Nous voulons passionnément la vérité, car elle seule peut nous faire toucher la réalité et gagner le réel de vivre. Pas plus que l’art ne se réduit à une esthétique, la politique ne se ramène à une tactique, à ses ruses. Voilà aussi en quoi la politique apprend de l’art.
Le secret du "révolutionnaire"
A délire de la veille, cela consiste à con-sidérer la réalité comme inconnaissable en totalité : connaissable en parties et limites seulement. Sans quoi l’on croit possible de l’atteindre comme une totalité par une vérité, et l’on ne fait plus la différence entre sa vérité et la réalité : puisqu’on a raison pourquoi chercher ? Et l’on préfère les réponses aux questions. L’art est à l’abri tant que l’artiste ne le considère pas comme vecteur d’une vérité de représentation mais bien de (re)création d’une réalité. La politique fondée sur des certitudes s’ignore comme représentation et se présente comme vérité à faire partager, par quelque pédagogie.
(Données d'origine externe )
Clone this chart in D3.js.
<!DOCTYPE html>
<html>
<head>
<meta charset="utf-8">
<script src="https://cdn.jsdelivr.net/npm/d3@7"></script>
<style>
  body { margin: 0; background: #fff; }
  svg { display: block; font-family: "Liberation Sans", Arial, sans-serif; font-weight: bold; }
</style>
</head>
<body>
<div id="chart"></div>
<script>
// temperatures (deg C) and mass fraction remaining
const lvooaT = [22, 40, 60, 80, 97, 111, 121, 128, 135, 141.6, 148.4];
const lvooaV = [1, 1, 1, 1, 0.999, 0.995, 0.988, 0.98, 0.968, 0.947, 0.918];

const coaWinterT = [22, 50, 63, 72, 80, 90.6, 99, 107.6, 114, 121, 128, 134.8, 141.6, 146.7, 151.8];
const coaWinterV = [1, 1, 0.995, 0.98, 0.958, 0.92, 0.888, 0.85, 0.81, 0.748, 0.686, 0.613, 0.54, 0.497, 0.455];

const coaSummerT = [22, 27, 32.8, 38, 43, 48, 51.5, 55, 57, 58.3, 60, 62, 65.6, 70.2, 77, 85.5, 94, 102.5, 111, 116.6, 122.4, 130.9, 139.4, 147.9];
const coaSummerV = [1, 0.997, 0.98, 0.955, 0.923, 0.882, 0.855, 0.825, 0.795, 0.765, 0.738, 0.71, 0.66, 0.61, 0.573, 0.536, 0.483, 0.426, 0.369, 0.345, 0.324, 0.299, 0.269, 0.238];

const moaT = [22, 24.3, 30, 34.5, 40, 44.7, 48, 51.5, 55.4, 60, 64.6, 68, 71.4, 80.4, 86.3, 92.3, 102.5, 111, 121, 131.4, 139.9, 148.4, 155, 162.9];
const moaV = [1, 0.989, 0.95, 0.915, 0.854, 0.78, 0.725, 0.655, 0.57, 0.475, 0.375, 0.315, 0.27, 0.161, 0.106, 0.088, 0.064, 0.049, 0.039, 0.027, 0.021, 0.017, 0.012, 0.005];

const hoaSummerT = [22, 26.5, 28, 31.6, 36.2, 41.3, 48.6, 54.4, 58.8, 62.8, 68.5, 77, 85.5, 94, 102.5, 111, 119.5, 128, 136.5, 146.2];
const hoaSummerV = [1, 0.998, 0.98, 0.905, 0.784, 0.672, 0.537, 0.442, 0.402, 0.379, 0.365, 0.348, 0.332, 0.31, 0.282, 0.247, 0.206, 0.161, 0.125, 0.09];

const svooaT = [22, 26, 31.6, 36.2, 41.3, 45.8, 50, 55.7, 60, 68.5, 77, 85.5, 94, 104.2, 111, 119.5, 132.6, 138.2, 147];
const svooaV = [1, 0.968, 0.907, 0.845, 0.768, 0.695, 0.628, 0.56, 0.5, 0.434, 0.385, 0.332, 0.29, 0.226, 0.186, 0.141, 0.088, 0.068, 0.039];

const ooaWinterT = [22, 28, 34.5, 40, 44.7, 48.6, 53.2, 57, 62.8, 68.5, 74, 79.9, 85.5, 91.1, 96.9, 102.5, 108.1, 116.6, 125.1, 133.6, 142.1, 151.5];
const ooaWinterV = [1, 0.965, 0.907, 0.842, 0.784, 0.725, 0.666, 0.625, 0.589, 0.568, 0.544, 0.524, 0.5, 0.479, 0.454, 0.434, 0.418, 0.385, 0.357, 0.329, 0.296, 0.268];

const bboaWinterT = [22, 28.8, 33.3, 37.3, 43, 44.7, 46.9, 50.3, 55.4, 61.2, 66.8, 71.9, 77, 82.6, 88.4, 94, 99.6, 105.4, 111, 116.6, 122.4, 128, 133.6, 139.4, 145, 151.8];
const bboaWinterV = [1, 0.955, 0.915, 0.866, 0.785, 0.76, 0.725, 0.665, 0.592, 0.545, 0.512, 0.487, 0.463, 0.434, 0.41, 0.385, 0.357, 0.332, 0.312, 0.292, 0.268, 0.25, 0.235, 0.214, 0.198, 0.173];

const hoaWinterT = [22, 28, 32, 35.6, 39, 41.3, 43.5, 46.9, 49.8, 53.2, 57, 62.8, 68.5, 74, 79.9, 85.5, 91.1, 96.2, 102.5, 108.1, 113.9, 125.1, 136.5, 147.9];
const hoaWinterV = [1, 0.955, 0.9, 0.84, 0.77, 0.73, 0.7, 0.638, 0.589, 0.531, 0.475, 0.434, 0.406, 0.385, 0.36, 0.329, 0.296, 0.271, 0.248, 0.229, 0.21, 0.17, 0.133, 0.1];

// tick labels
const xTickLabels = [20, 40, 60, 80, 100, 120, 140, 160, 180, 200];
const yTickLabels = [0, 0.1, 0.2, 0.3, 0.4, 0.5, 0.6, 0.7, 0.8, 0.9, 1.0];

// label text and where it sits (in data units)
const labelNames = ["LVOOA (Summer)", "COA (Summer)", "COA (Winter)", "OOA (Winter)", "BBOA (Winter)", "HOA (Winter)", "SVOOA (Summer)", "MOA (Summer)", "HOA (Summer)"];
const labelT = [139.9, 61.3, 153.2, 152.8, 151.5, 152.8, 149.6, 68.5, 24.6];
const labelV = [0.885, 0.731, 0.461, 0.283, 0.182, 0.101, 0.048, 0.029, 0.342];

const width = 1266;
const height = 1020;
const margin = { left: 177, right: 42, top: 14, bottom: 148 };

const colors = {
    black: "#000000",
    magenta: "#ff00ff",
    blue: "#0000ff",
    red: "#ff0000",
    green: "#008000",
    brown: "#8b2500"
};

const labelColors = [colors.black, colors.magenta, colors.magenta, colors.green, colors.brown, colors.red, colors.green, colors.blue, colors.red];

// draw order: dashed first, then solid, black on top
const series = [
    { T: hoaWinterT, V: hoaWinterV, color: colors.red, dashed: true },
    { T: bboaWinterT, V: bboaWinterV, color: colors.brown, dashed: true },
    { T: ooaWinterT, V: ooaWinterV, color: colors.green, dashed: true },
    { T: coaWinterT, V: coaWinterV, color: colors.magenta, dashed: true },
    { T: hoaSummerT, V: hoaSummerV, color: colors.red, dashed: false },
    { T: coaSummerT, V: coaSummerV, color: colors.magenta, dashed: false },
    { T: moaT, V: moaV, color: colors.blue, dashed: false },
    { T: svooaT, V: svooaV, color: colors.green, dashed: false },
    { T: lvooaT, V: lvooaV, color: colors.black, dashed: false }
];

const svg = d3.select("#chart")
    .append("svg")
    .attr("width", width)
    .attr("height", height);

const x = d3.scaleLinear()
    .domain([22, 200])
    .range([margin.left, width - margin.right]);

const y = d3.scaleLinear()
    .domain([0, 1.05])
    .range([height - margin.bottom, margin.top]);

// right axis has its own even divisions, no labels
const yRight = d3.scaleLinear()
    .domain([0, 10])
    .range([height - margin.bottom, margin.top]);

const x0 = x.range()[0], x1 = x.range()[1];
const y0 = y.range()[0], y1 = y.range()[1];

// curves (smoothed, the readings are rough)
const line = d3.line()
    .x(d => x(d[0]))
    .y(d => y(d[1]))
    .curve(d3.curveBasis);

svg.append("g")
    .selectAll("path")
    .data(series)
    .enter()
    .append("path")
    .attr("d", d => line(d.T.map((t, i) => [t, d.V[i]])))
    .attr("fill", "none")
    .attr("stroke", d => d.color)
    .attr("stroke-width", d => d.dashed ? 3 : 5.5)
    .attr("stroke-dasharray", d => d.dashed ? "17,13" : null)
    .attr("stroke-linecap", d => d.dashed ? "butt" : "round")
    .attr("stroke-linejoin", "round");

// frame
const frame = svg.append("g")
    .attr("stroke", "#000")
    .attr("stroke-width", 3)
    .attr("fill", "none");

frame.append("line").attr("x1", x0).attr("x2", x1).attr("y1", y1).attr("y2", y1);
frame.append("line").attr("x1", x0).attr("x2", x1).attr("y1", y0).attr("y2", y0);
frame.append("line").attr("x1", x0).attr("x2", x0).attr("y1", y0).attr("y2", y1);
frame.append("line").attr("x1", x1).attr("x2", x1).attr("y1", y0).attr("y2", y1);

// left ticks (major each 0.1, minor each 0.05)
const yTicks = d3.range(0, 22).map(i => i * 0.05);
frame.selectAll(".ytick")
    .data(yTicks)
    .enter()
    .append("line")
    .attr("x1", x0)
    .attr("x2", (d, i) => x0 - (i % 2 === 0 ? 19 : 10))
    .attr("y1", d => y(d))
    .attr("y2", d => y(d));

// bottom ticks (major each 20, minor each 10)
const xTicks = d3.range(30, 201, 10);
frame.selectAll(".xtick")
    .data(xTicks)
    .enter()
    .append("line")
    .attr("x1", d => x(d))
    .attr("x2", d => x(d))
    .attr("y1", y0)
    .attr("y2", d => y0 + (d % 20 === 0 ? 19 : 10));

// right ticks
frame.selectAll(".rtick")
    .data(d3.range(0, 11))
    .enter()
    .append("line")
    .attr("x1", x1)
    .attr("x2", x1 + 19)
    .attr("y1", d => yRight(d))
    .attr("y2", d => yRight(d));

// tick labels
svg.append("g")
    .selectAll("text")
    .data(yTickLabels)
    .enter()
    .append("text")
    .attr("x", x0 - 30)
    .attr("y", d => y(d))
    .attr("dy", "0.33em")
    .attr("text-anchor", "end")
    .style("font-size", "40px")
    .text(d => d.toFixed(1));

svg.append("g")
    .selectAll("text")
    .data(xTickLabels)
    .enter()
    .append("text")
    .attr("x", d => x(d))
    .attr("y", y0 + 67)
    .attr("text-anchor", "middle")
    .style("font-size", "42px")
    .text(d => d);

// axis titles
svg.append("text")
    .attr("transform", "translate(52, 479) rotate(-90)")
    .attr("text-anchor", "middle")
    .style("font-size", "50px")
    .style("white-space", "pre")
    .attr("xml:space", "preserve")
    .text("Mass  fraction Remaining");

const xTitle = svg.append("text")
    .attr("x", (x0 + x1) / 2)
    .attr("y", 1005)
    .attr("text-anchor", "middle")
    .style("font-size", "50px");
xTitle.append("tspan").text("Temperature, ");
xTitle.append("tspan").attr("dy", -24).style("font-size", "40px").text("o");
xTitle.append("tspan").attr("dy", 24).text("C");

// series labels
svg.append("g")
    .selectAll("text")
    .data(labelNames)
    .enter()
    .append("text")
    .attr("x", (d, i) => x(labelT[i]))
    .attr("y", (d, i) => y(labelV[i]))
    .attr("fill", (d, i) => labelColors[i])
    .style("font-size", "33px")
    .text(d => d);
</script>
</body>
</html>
Elle a d’autant plus de mal à atteindre son but qu’elle écarte les moyens de le toucher : elle n’est plus art de l’attention à la réalité mais détention de sa vérité.
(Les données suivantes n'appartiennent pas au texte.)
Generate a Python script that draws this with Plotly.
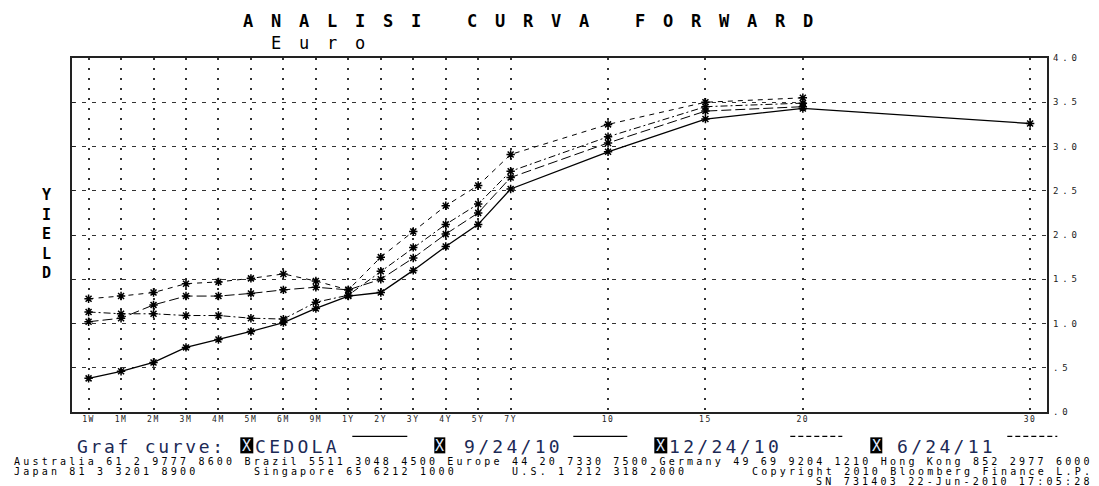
import plotly.graph_objects as go

# ---------------- data ----------------
tenors = ["1W", "1M", "2M", "3M", "4M", "5M", "6M", "9M", "1Y", "2Y", "3Y", "4Y", "5Y", "7Y", "10", "15", "20", "30"]
tenor_slot = [0, 1, 2, 3, 4, 5, 6, 7, 8, 9, 10, 11, 12, 13, 16, 19, 22, 29]

cedola = [0.38, 0.46, 0.56, 0.73, 0.82, 0.91, 1.01, 1.17, 1.31, 1.35, 1.60, 1.87, 2.12, 2.52, 2.94, 3.31, 3.43, 3.26]
fwd_092410 = [1.02, 1.06, 1.21, 1.31, 1.31, 1.34, 1.38, 1.41, 1.38, 1.50, 1.74, 2.01, 2.25, 2.65, 3.04, 3.40, 3.45]
fwd_122410 = [1.13, 1.11, 1.11, 1.09, 1.09, 1.06, 1.05, 1.24, 1.32, 1.59, 1.86, 2.12, 2.35, 2.72, 3.11, 3.45, 3.49]
fwd_062411 = [1.28, 1.31, 1.35, 1.45, 1.47, 1.51, 1.56, 1.48, 1.38, 1.75, 2.04, 2.33, 2.56, 2.91, 3.25, 3.50, 3.55]

series_names = ["CEDOLA", "9/24/10", "12/24/10", "6/24/11"]
y_ticks = [0, 0.5, 1.0, 1.5, 2.0, 2.5, 3.0, 3.5, 4.0]
y_ticktext = [".0", ".5", "1.0", "1.5", "2.0", "2.5", "3.0", "3.5", "4.0"]

# ---------------- layout geometry (pixels) ----------------
W_FIG, H_FIG = 1099, 486
L, R, T, B = 71.7, 1046.7, 58.3, 411.7
PW, PH = R - L, B - T


def px(x):
    return (x - L) / PW


def py(y):
    return (B - y) / PH


def spaced(text, s):
    return f'<span style="letter-spacing:{s}px">{text}</span>'


MONO = "DejaVu Sans Mono"
NAVY = "#1c2a55"

fig = go.Figure()

styles = [
    dict(data=cedola, dash="solid", width=1.3),
    dict(data=fwd_092410, dash="10px,4px", width=1.0),
    dict(data=fwd_122410, dash="7px,3px,2px,3px", width=1.0),
    dict(data=fwd_062411, dash="5px,5px", width=1.0),
]
for name, st in zip(series_names, styles):
    vals = st["data"]
    fig.add_trace(go.Scatter(
        x=tenor_slot[:len(vals)], y=vals, name=name, mode="lines+markers",
        line=dict(color="black", width=st["width"], dash=st["dash"]),
        marker=dict(symbol="asterisk-open", size=7, color="black",
                    line=dict(color="black", width=1.5)),
        showlegend=False, cliponaxis=False,
    ))

# invisible trace on the right-hand y axis so it renders
fig.add_trace(go.Scatter(x=[tenor_slot[0]], y=[0], yaxis="y2", mode="markers",
                         marker=dict(opacity=0), showlegend=False, hoverinfo="skip"))

fig.update_layout(
    width=W_FIG, height=H_FIG,
    margin=dict(l=L, r=W_FIG - R, t=T, b=H_FIG - B, pad=0),
    paper_bgcolor="white", plot_bgcolor="white",
    font=dict(family=MONO, color="black"),
    xaxis=dict(
        range=[-0.511, 29.52], tickvals=tenor_slot,
        ticktext=[spaced(t, 1.6) for t in tenors],
        tickfont=dict(family=MONO, size=8, color="#222"),
        showgrid=True, gridcolor="#333", griddash="2px,8px", gridwidth=1.5,
        showline=True, linecolor="#222", linewidth=1.5, mirror=True,
        ticks="", zeroline=False, ticklabelstandoff=-1,
    ),
    yaxis=dict(
        range=[0, 4.0], tickvals=y_ticks, showticklabels=False,
        ticks="inside", ticklen=3, tickcolor="#222",
        showgrid=True, gridcolor="#333", griddash="4px,6px", gridwidth=1,
        showline=True, linecolor="#222", linewidth=1.5, mirror=True,
        zeroline=False,
    ),
    yaxis2=dict(
        range=[0, 4.0], overlaying="y", side="right", tickvals=y_ticks,
        ticktext=[spaced(t, 3.8) for t in y_ticktext],
        tickfont=dict(family=MONO, size=9, color="#222"),
        showgrid=False, zeroline=False, showline=False, ticks="",
        ticklabelstandoff=5,
    ),
)

ann = []


def add_text(text, x, y, size, color="black", bold=False, xanchor="left", yanchor="middle", **kw):
    if bold:
        text = f"<b>{text}</b>"
    ann.append(dict(text=text, x=px(x), y=py(y), xref="paper", yref="paper",
                    xanchor=xanchor, yanchor=yanchor, showarrow=False,
                    font=dict(family=MONO, size=size, color=color), **kw))


# title + subtitle in one block (two lines)
TS = 17
TLS = 28.0 - 0.602 * TS
add_text(spaced("<b>ANALISI CURVA FORWARD</b><br>\u00a0Euro", round(TLS, 2)), 241, 32, TS, align="left")

# y label
add_text("Y<br>I<br>E<br>L<br>D", 46, 234, 15, bold=True, xanchor="center", align="center")

# legend row
LEG_Y = 446
add_text(spaced("Graf curve:", 2.7), 75, LEG_Y, 18, color=NAVY)
legend_items = [
    # box x0, box x1, label x, label, line x0, x1, line dash
    (240, 253, 253, series_names[0], 352, 407, "solid"),
    (434, 445, 462, series_names[1], 573, 627, "solid"),
    (654, 667, 667, series_names[2], 790, 842, "5px,3px"),
    (870, 882, 895, series_names[3], 1007, 1057, "5px,3px"),
]
shapes = []
for bx0, bx1, lx, lab, lx0, lx1, ldash in legend_items:
    shapes.append(dict(type="rect", xref="paper", yref="paper",
                       x0=px(bx0), x1=px(bx1), y0=py(453), y1=py(437),
                       fillcolor="black", line=dict(width=0)))
    add_text("X", (bx0 + bx1) / 2, 445.5, 15, color="#dfe9ff", xanchor="center")
    add_text(spaced(lab, 3.3), lx, LEG_Y, 18, color=NAVY)
    shapes.append(dict(type="line", xref="paper", yref="paper",
                       x0=px(lx0), x1=px(lx1), y0=py(436), y1=py(436),
                       line=dict(color="black", width=1.2, dash=ldash)))

# footer (monospace columns)
FX0, PITCH = 12, 9.22
FLS = PITCH - 0.602 * 10
footer = [
    (461.5, 0, "Australia 61 2 9777 8600 Brazil 5511 3048 4500 Europe 44 20 7330 7500 Germany 49 69 9204 1210 Hong Kong 852 2977 6000"),
    (471.5, 0, "Japan 81 3 3201 8900"),
    (471.5, 26, "Singapore 65 6212 1000"),
    (471.5, 54, "U.S. 1 212 318 2000"),
    (471.5, 80, "Copyright 2010 Bloomberg Finance L.P."),
    (481.0, 87, "SN 731403 22-Jun-2010 17:05:28"),
]
for yy, col, txt in footer:
    add_text(spaced(txt, round(FLS, 2)), FX0 + col * PITCH, yy, 10)

fig.update_layout(annotations=ann, shapes=shapes)
fig.write_html(
    "out.html",
    config={"displayModeBar": False},
    post_script="document.body.style.margin='0px';document.body.style.padding='0px';"
                "document.body.style.overflow='hidden';",
)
Sachant tout, le tout d’une totalité qu’il croit posséder alors qu’il ne la pense pas, et dont sa vérité est (hait) l’absolu contraire, le "révolutionnaire" ne trouve rien de réel à changer : dés-altéré, il alter-erre dans le miroir de ses altères -égaux : la musculation égotiste du même collectivement individualisée... par son identité en tant qu’indivi-duel-le (’révolutionnaire’, ’communiste’, ’marxiste’...) entièrement aux mains... du Capital : sa ’révolution’ étant le contraire de ce dernier, dans un miroir qu’il ne traversera jamais, et voulant changer le tout il ne change que rien : à son corps défendant, il ne peut rien changer. Sauf de peuple, comme disait Brecht. Son auto-pro-clam-action est alors le contraire de l’autopraxis (du prolétariat réel), pour une fin qui, n’ayant jamais à commencer par la lutte initiale (Edgar Morin), toujours recommence la lutte finale : la révolution impuissante est sa répétition par celui qui n’a pas à changer : le "révolutionnaire".